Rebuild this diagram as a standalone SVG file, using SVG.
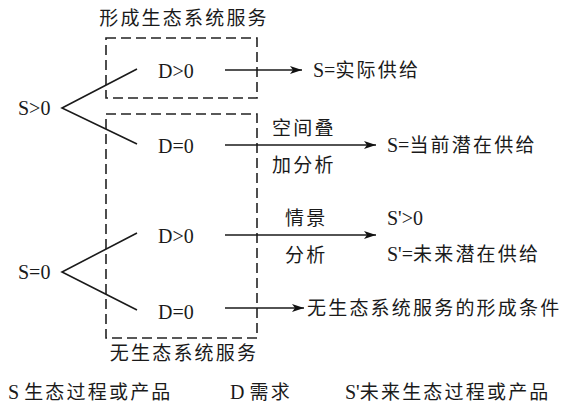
<svg xmlns="http://www.w3.org/2000/svg" width="572" height="404" viewBox="0 0 572 404">
<defs>
<marker id="ah" viewBox="0 0 12 8" refX="12" refY="4" markerWidth="12" markerHeight="8" markerUnits="userSpaceOnUse" orient="auto">
<path d="M0,0 L12,4 L0,8 L3,4 Z" fill="#111"/>
</marker>
<style>
text{font-family:"Liberation Serif","Noto Sans CJK SC",serif;font-size:19px;fill:#1a1a1a;letter-spacing:2.2px}
.lat{letter-spacing:0}
.box{fill:none;stroke:#222;stroke-width:1.6;stroke-dasharray:10 5}
.ln{fill:none;stroke:#1a1a1a;stroke-width:1.6}
.ar{fill:none;stroke:#1a1a1a;stroke-width:1.6;marker-end:url(#ah)}
</style>
</defs>
<rect width="572" height="404" fill="#fff"/>
<g id="boxes">
<rect class="box" x="106" y="38" width="151" height="60"/>
<rect class="box" x="106" y="114" width="151" height="224"/>
<text x="184" y="25" text-anchor="middle">形成生态系统服务</text>
<text x="184" y="360" text-anchor="middle">无生态系统服务</text>
</g>
<g id="s_pos"><text class="lat" x="18" y="115" style="font-size:20px">S&gt;0</text></g>
<g id="s_zero"><text class="lat" x="18" y="279" style="font-size:20px">S=0</text></g>
<g id="d1"><text class="lat" x="158" y="78" style="font-size:20px">D&gt;0</text></g>
<g id="d2"><text class="lat" x="158" y="153" style="font-size:20px">D=0</text></g>
<g id="d3"><text class="lat" x="158" y="243" style="font-size:20px">D&gt;0</text></g>
<g id="d4"><text class="lat" x="158" y="319" style="font-size:20px">D=0</text></g>
<g id="r1"><text x="313" y="77"><tspan class="lat" style="font-size:20px">S=</tspan>实际供给</text></g>
<g id="r2"><text x="387" y="152"><tspan class="lat" style="font-size:20px">S=</tspan>当前潜在供给</text></g>
<g id="r3"><text class="lat" x="387" y="225" style="font-size:20px">S'&gt;0</text>
<text x="387" y="261"><tspan class="lat" style="font-size:20px">S'=</tspan>未来潜在供给</text></g>
<g id="r4"><text x="307" y="315">无生态系统服务的形成条件</text></g>
<g id="connectors">
<path class="ln" d="M137,69 L62,108 L137,144"/>
<path class="ln" d="M137,233 L62,272 L137,310"/>
<line class="ar" x1="225" y1="70" x2="302" y2="70"/>
<line class="ar" x1="225" y1="145" x2="376" y2="145"/>
<line class="ar" x1="225" y1="235" x2="376" y2="235"/>
<line class="ar" x1="225" y1="308" x2="304" y2="308"/>
<text x="272" y="135">空间叠</text>
<text x="272" y="172">加分析</text>
<text x="285" y="225">情景</text>
<text x="285" y="262">分析</text>
</g>
<g id="legend">
<text x="8" y="399"><tspan class="lat" style="font-size:20px">S </tspan>生态过程或产品</text>
<text x="230" y="399"><tspan class="lat" style="font-size:20px">D </tspan>需求</text>
<text x="345" y="399"><tspan class="lat" style="font-size:20px">S'</tspan>未来生态过程或产品</text>
</g>
</svg>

◆ **Work required**:
Each line of the data should be quoted exactly, with pictures left out.

◆ **Full solution**:
Rebuild this diagram as a standalone SVG file, using SVG.
<svg xmlns="http://www.w3.org/2000/svg" width="572" height="404" viewBox="0 0 572 404">
<defs>
<marker id="ah" viewBox="0 0 12 8" refX="12" refY="4" markerWidth="12" markerHeight="8" markerUnits="userSpaceOnUse" orient="auto">
<path d="M0,0 L12,4 L0,8 L3,4 Z" fill="#111"/>
</marker>
<style>
text{font-family:"Liberation Serif","Noto Sans CJK SC",serif;font-size:19px;fill:#1a1a1a;letter-spacing:2.2px}
.lat{letter-spacing:0}
.box{fill:none;stroke:#222;stroke-width:1.6;stroke-dasharray:10 5}
.ln{fill:none;stroke:#1a1a1a;stroke-width:1.6}
.ar{fill:none;stroke:#1a1a1a;stroke-width:1.6;marker-end:url(#ah)}
</style>
</defs>
<rect width="572" height="404" fill="#fff"/>
<g id="boxes">
<rect class="box" x="106" y="38" width="151" height="60"/>
<rect class="box" x="106" y="114" width="151" height="224"/>
<text x="184" y="25" text-anchor="middle">形成生态系统服务</text>
<text x="184" y="360" text-anchor="middle">无生态系统服务</text>
</g>
<g id="s_pos"><text class="lat" x="18" y="115" style="font-size:20px">S&gt;0</text></g>
<g id="s_zero"><text class="lat" x="18" y="279" style="font-size:20px">S=0</text></g>
<g id="d1"><text class="lat" x="158" y="78" style="font-size:20px">D&gt;0</text></g>
<g id="d2"><text class="lat" x="158" y="153" style="font-size:20px">D=0</text></g>
<g id="d3"><text class="lat" x="158" y="243" style="font-size:20px">D&gt;0</text></g>
<g id="d4"><text class="lat" x="158" y="319" style="font-size:20px">D=0</text></g>
<g id="r1"><text x="313" y="77"><tspan class="lat" style="font-size:20px">S=</tspan>实际供给</text></g>
<g id="r2"><text x="387" y="152"><tspan class="lat" style="font-size:20px">S=</tspan>当前潜在供给</text></g>
<g id="r3"><text class="lat" x="387" y="225" style="font-size:20px">S'&gt;0</text>
<text x="387" y="261"><tspan class="lat" style="font-size:20px">S'=</tspan>未来潜在供给</text></g>
<g id="r4"><text x="307" y="315">无生态系统服务的形成条件</text></g>
<g id="connectors">
<path class="ln" d="M137,69 L62,108 L137,144"/>
<path class="ln" d="M137,233 L62,272 L137,310"/>
<line class="ar" x1="225" y1="70" x2="302" y2="70"/>
<line class="ar" x1="225" y1="145" x2="376" y2="145"/>
<line class="ar" x1="225" y1="235" x2="376" y2="235"/>
<line class="ar" x1="225" y1="308" x2="304" y2="308"/>
<text x="272" y="135">空间叠</text>
<text x="272" y="172">加分析</text>
<text x="285" y="225">情景</text>
<text x="285" y="262">分析</text>
</g>
<g id="legend">
<text x="8" y="399"><tspan class="lat" style="font-size:20px">S </tspan>生态过程或产品</text>
<text x="230" y="399"><tspan class="lat" style="font-size:20px">D </tspan>需求</text>
<text x="345" y="399"><tspan class="lat" style="font-size:20px">S'</tspan>未来生态过程或产品</text>
</g>
</svg>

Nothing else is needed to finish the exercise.